[EXERCISE DESCRIPTION]
Extract the complete listing and repeat it word for word.

[AVAILABLE DATA]
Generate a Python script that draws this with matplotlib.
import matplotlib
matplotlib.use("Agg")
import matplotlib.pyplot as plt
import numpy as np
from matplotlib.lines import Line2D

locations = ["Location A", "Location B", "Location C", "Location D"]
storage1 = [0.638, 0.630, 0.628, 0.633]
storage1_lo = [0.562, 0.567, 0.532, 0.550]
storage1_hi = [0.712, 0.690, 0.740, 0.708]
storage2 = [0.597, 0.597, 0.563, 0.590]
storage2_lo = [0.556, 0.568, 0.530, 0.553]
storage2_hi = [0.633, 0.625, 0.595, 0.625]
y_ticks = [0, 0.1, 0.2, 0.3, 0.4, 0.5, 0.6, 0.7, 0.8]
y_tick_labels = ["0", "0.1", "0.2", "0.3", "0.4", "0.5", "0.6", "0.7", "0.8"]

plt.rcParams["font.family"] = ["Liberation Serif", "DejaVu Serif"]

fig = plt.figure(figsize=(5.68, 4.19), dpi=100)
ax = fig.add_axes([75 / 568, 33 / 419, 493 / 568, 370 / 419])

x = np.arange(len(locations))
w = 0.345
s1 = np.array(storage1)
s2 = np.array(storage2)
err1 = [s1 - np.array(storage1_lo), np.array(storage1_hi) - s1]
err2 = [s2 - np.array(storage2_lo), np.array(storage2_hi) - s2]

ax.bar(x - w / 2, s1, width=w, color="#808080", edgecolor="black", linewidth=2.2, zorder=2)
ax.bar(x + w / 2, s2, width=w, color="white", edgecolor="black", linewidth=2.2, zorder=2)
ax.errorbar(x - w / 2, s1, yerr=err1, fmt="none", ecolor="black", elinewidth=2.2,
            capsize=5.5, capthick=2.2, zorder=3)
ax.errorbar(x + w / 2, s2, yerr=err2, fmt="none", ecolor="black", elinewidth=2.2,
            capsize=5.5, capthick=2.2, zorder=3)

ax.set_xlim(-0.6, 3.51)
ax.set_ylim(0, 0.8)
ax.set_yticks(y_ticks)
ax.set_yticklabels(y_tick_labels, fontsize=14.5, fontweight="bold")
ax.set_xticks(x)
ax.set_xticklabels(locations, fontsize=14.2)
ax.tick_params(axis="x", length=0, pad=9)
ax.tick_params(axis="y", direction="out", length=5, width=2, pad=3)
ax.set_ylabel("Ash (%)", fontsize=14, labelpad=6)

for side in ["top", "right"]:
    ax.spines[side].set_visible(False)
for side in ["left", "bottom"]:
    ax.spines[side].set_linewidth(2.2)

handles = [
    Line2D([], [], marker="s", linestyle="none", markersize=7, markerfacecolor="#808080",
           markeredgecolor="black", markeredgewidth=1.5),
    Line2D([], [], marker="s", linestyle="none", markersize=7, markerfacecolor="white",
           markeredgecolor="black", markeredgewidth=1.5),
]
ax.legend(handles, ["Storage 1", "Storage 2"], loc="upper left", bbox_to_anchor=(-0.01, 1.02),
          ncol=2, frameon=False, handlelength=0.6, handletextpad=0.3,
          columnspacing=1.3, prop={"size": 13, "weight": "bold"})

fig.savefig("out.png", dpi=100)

[TASK OUTPUT]
Generate a Python script that draws this with matplotlib.
import matplotlib
matplotlib.use("Agg")
import matplotlib.pyplot as plt
import numpy as np
from matplotlib.lines import Line2D

locations = ["Location A", "Location B", "Location C", "Location D"]
storage1 = [0.638, 0.630, 0.628, 0.633]
storage1_lo = [0.562, 0.567, 0.532, 0.550]
storage1_hi = [0.712, 0.690, 0.740, 0.708]
storage2 = [0.597, 0.597, 0.563, 0.590]
storage2_lo = [0.556, 0.568, 0.530, 0.553]
storage2_hi = [0.633, 0.625, 0.595, 0.625]
y_ticks = [0, 0.1, 0.2, 0.3, 0.4, 0.5, 0.6, 0.7, 0.8]
y_tick_labels = ["0", "0.1", "0.2", "0.3", "0.4", "0.5", "0.6", "0.7", "0.8"]

plt.rcParams["font.family"] = ["Liberation Serif", "DejaVu Serif"]

fig = plt.figure(figsize=(5.68, 4.19), dpi=100)
ax = fig.add_axes([75 / 568, 33 / 419, 493 / 568, 370 / 419])

x = np.arange(len(locations))
w = 0.345
s1 = np.array(storage1)
s2 = np.array(storage2)
err1 = [s1 - np.array(storage1_lo), np.array(storage1_hi) - s1]
err2 = [s2 - np.array(storage2_lo), np.array(storage2_hi) - s2]

ax.bar(x - w / 2, s1, width=w, color="#808080", edgecolor="black", linewidth=2.2, zorder=2)
ax.bar(x + w / 2, s2, width=w, color="white", edgecolor="black", linewidth=2.2, zorder=2)
ax.errorbar(x - w / 2, s1, yerr=err1, fmt="none", ecolor="black", elinewidth=2.2,
            capsize=5.5, capthick=2.2, zorder=3)
ax.errorbar(x + w / 2, s2, yerr=err2, fmt="none", ecolor="black", elinewidth=2.2,
            capsize=5.5, capthick=2.2, zorder=3)

ax.set_xlim(-0.6, 3.51)
ax.set_ylim(0, 0.8)
ax.set_yticks(y_ticks)
ax.set_yticklabels(y_tick_labels, fontsize=14.5, fontweight="bold")
ax.set_xticks(x)
ax.set_xticklabels(locations, fontsize=14.2)
ax.tick_params(axis="x", length=0, pad=9)
ax.tick_params(axis="y", direction="out", length=5, width=2, pad=3)
ax.set_ylabel("Ash (%)", fontsize=14, labelpad=6)

for side in ["top", "right"]:
    ax.spines[side].set_visible(False)
for side in ["left", "bottom"]:
    ax.spines[side].set_linewidth(2.2)

handles = [
    Line2D([], [], marker="s", linestyle="none", markersize=7, markerfacecolor="#808080",
           markeredgecolor="black", markeredgewidth=1.5),
    Line2D([], [], marker="s", linestyle="none", markersize=7, markerfacecolor="white",
           markeredgecolor="black", markeredgewidth=1.5),
]
ax.legend(handles, ["Storage 1", "Storage 2"], loc="upper left", bbox_to_anchor=(-0.01, 1.02),
          ncol=2, frameon=False, handlelength=0.6, handletextpad=0.3,
          columnspacing=1.3, prop={"size": 13, "weight": "bold"})

fig.savefig("out.png", dpi=100)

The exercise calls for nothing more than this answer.